1. Field of the Invention
The present invention relates to a method for depositing another thin film on an oxide thin film having a perovskite crystal structure, more specifically to a method for depositing another thin film on an oxide thin film having a perovskite crystal structure formed on a substrate with little mutual diffusion at an interface between the thin films.
2. Description of Related Art
Oxide superconductors which have been recently advanced in study have higher critical temperatures than those of metal superconductors, so that they are more practical. For example, Y-Ba-Cu-O type oxide superconductor has a critical temperature higher than 80 K. and it is announced that Bi-Sr-Ca-Cu-O type oxide superconductor and Tl-Ba-Ca-Cu-O type oxide superconductor have critical temperatures higher than 100 K. These oxide superconductors have perovskite type crystal structures.
In order to apply the oxide superconductors to superconducting devices, it is necessary to form oxide superconductor thin films. The superconductor thin films are usually deposited on single crystal substrates, for example a MgO substrate, a SrTiO.sub.3 substrate, a YSZ (yttrium stabilized zirconia) substrate, or etc., by various sputterings, an MBE (molecular beam epitaxy), a reactive co-evaporation, a CVD (chemical vapor deposition). The superconductor thin films grow epitaxially on these substrate.
It is also necessary to stack other thin films on the oxide superconductor thin films for manufacturing superconducting devices. For example, a tunnel type Josephson junction comprises a stacked structure of a first superconducting layer, an thin insulator layer and a second superconducting layer stacked in the named order. Therefore, if an oxide superconductor is applied to the tunnel type Josephson junction device, a first oxide superconductor thin film, an insulator thin film and a second oxide superconductor thin film should be stacked in the named order.

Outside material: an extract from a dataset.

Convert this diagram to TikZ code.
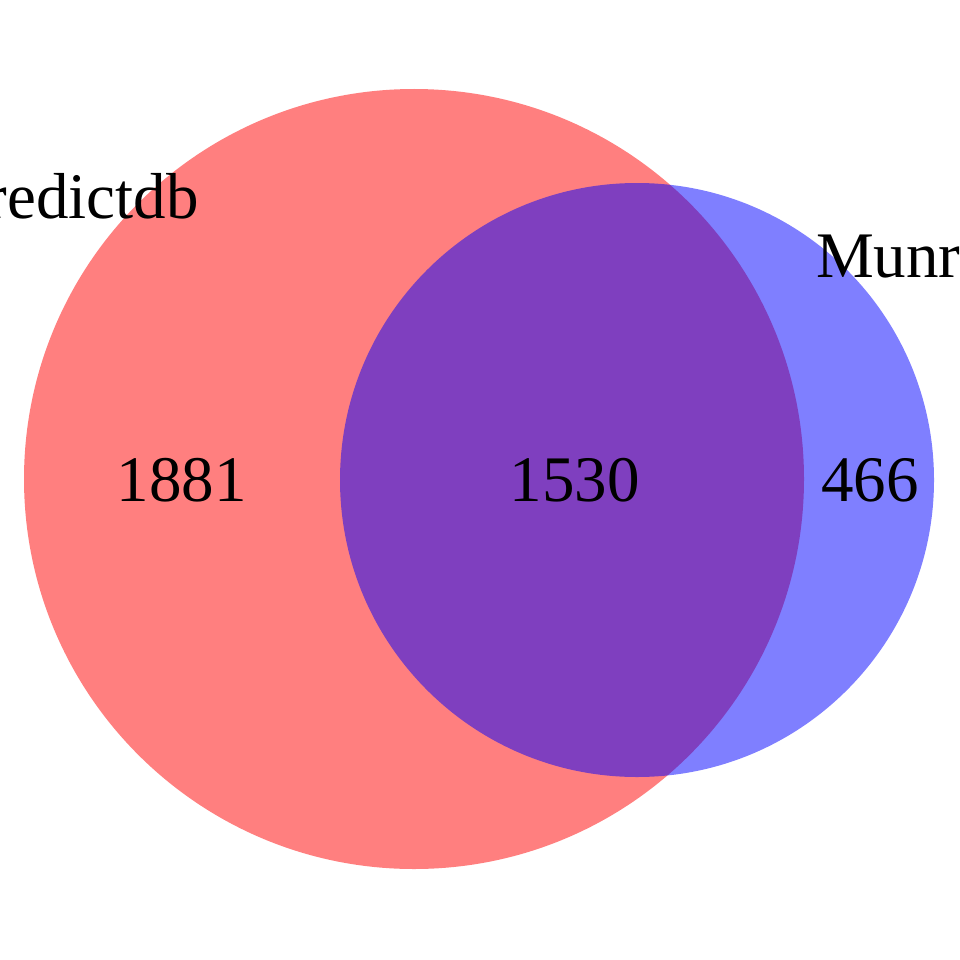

A superconducting field effect device, one of three-terminal superconducting devices has a superconducting channel and a gate electrode formed on the superconducting channel through a gate insulating layer. If a superconducting field effect device is manufactured by using an oxide superconductor, it is necessary to stack an oxide superconductor thin film, an insulator thin film and a conductor film.
In addition, in order to fabricate a superconducting multi-layer wiring structure by using an oxide superconductor, oxide superconducting thin films and insulator thin films should be alternately stacked.
In the above superconducting devices and elements, high quality thin films are required. Namely, oxide superconductor thin films and other thin films preferably have not only excellent properties but also high crystallinity. It is more preferable that the thin films are formed of single crystals. If one of the thin films is formed of polycrystals or amorphous, the device or the element may have a low performance or may not operate.
Additionally, in the above superconducting devices and elements, conditions of interfaces between the thin films are also important. It is preferable that there is no mutual diffusion at the interfaces and the interfaces are formed sharply. In particular, if constituent elements of the nonsuperconductor thin films diffuse into the oxide superconductor thin films, superconducting properties of the oxide superconductor thin films are considerably lowered.
In a prior art, when nonsuperconductor thin films are deposited on oxide superconductor thin films formed on substrates, substrate temperatures are equal to or a little lower than ones under which the oxide superconductor thin films has been formed. For example, A. Walkenhorst et al. disclosed in Applied Physics Letter, vol. 60, No. 14, pp. 1744-1746 that they deposited SrTiO.sub.3 thin films under substrate temperatures of 750.degree.-800.degree. C. on Y.sub.1 Ba.sub.2 Cu.sub.3 O.sub.7-.delta. thin films which had been deposited on SrTiO.sub.3 substrates under the same substrate temperatures of 750.degree.-800.degree. C.
However, if a nonsuperconductor thin film is deposited on an oxide superconductor thin film under such a high substrate temperature, significant mutual diffusion at the interface is caused. Since, a high temperature of the interface is maintained for a long time. By this, both the oxide superconductor thin film and the nonsuperconductor thin film are degraded so as to have poor qualities and properties.
If the nonsuperconductor thin film is deposited under a lower substrate temperature in order to avoid the mutual diffusion at the interface, the nonsuperconductor thin film becomes low crystallized or may be formed of amorphous so as to have poor properties.